> Given problem
Your task is to count the lines of the entries below that include the word "React" and to give only the resulting number.

Entries with chart source code:
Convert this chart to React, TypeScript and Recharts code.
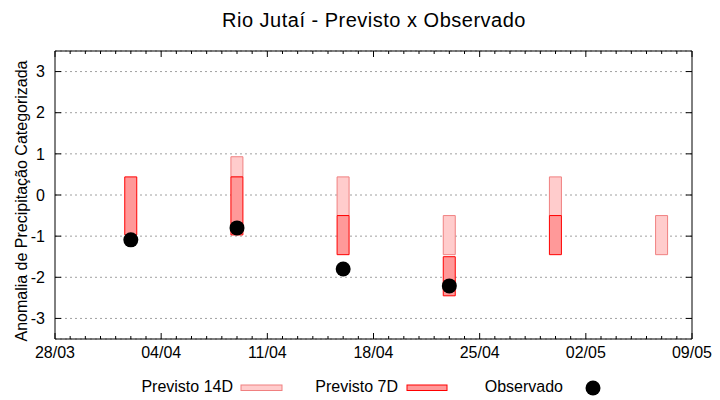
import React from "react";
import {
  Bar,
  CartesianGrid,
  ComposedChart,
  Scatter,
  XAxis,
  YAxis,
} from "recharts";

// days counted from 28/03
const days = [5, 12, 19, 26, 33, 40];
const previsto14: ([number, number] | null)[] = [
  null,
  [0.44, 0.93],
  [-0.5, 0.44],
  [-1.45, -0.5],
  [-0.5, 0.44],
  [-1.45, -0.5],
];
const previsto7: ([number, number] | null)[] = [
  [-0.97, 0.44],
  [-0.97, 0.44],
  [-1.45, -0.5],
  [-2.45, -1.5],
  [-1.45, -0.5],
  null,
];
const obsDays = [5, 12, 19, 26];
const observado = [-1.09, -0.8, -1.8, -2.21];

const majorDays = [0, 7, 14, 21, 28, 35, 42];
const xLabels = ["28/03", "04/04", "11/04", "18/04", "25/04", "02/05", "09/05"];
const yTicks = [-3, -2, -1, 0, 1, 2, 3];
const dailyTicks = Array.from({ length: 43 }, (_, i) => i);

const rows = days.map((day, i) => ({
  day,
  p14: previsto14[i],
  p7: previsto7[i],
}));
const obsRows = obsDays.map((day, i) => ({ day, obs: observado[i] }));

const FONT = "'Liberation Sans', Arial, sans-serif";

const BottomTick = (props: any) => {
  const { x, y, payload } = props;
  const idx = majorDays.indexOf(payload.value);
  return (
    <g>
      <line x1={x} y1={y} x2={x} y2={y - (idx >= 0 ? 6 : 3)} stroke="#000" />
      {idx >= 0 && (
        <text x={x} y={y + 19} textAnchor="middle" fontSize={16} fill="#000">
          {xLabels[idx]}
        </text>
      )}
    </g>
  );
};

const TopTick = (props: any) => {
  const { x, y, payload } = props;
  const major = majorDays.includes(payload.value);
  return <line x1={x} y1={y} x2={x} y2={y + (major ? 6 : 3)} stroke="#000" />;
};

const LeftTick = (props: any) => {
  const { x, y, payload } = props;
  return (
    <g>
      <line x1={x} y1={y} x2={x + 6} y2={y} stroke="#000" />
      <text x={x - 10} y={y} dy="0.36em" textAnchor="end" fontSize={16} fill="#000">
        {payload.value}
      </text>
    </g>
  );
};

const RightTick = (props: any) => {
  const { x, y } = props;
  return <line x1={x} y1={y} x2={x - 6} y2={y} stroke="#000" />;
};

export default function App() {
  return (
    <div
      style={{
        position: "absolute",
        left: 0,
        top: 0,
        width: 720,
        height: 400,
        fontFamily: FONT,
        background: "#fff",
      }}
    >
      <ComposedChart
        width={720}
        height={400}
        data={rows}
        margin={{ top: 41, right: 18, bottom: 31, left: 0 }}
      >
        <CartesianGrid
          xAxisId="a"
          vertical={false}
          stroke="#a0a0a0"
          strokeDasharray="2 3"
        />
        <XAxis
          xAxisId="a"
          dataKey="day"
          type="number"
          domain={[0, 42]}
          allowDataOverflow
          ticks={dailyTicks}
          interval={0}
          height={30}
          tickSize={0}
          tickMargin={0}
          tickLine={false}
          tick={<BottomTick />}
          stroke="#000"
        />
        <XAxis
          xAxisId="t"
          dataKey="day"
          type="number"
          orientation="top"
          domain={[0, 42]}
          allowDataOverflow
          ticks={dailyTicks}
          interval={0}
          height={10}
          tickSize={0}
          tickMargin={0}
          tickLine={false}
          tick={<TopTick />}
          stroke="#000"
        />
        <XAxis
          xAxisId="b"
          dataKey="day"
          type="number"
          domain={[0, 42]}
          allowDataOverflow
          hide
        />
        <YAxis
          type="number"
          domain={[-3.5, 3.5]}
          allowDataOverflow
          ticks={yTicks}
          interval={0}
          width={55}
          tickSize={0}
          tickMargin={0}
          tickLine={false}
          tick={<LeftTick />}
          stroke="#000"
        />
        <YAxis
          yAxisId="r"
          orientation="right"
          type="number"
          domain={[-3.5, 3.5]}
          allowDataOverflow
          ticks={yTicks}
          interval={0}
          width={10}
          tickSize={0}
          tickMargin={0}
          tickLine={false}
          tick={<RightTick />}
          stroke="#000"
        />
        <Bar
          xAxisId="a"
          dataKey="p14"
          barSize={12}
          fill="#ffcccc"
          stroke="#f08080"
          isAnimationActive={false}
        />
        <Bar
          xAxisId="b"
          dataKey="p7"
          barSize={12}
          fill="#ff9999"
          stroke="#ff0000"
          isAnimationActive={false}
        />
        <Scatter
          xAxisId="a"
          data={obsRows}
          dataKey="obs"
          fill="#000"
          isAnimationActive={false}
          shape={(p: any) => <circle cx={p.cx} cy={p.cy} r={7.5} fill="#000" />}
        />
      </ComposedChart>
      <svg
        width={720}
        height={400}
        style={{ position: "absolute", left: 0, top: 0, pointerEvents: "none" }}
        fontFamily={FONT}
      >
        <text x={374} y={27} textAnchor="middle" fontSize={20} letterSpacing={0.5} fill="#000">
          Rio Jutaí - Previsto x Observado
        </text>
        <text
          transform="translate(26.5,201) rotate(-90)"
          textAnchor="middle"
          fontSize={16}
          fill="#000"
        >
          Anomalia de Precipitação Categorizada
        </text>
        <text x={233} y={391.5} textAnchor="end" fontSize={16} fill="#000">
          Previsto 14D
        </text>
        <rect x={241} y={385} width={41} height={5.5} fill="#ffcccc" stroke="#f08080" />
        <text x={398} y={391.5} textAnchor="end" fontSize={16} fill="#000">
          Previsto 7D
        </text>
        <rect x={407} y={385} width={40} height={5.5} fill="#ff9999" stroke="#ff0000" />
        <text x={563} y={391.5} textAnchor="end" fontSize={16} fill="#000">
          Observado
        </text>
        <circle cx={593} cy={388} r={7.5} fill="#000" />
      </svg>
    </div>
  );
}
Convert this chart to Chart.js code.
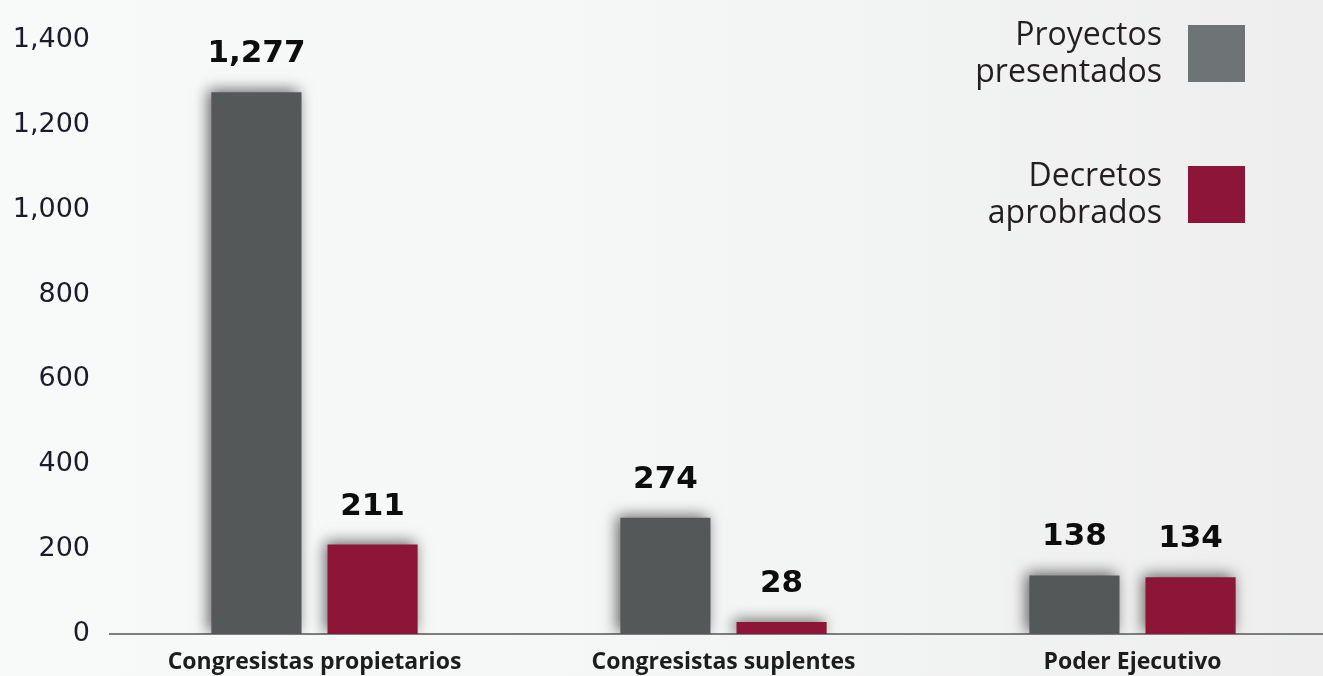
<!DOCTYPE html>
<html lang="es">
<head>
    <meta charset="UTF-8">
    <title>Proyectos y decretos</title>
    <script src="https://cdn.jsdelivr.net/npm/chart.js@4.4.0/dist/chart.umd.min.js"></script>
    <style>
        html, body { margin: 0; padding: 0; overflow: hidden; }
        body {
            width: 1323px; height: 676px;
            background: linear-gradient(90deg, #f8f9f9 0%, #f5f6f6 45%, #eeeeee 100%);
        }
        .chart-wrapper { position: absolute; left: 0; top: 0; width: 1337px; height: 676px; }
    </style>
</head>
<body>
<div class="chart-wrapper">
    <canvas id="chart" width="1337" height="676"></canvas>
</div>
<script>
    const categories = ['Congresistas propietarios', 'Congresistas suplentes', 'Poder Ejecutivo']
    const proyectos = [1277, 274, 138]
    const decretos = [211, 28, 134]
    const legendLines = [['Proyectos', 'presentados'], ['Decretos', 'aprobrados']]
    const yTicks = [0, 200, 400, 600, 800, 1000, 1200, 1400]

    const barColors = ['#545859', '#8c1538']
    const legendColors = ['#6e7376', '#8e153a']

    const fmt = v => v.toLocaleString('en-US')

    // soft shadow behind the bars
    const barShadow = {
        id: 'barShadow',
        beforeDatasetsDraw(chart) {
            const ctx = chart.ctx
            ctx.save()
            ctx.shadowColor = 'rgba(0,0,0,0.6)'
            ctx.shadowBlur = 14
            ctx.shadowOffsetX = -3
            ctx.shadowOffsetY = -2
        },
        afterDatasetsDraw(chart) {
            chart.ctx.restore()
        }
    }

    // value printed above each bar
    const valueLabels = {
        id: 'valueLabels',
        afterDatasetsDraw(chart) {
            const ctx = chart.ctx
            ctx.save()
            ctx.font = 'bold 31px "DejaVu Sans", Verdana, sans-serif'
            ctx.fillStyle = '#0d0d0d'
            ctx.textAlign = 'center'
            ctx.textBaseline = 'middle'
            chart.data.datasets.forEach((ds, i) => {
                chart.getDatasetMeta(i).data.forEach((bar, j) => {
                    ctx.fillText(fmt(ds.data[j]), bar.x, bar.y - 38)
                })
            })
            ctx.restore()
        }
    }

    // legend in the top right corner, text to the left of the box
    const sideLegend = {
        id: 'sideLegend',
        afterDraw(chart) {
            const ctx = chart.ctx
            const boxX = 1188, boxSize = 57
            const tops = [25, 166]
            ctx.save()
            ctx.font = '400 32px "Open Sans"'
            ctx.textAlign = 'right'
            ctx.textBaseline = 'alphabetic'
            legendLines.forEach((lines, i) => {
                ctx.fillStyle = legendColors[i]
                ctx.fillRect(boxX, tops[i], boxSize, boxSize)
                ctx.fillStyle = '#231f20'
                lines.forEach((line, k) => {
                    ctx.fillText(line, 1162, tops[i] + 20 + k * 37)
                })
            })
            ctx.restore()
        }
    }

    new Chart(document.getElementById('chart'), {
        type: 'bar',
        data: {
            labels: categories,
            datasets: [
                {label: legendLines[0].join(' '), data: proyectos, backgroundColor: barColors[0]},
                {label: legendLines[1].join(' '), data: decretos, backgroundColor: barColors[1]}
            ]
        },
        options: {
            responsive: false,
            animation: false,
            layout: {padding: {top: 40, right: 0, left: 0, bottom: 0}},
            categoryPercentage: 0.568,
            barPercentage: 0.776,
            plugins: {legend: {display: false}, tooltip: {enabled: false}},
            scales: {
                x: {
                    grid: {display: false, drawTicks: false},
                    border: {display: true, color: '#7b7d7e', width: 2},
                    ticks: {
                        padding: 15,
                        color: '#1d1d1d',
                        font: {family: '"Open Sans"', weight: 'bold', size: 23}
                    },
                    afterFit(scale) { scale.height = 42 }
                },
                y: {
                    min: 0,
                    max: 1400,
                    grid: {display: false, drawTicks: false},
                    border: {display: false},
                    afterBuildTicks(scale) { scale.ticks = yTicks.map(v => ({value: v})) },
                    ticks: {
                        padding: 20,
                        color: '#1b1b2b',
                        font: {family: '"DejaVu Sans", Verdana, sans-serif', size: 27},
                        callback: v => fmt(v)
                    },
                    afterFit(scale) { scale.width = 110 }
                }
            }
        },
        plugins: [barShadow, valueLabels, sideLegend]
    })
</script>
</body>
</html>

> Response for this exercise
2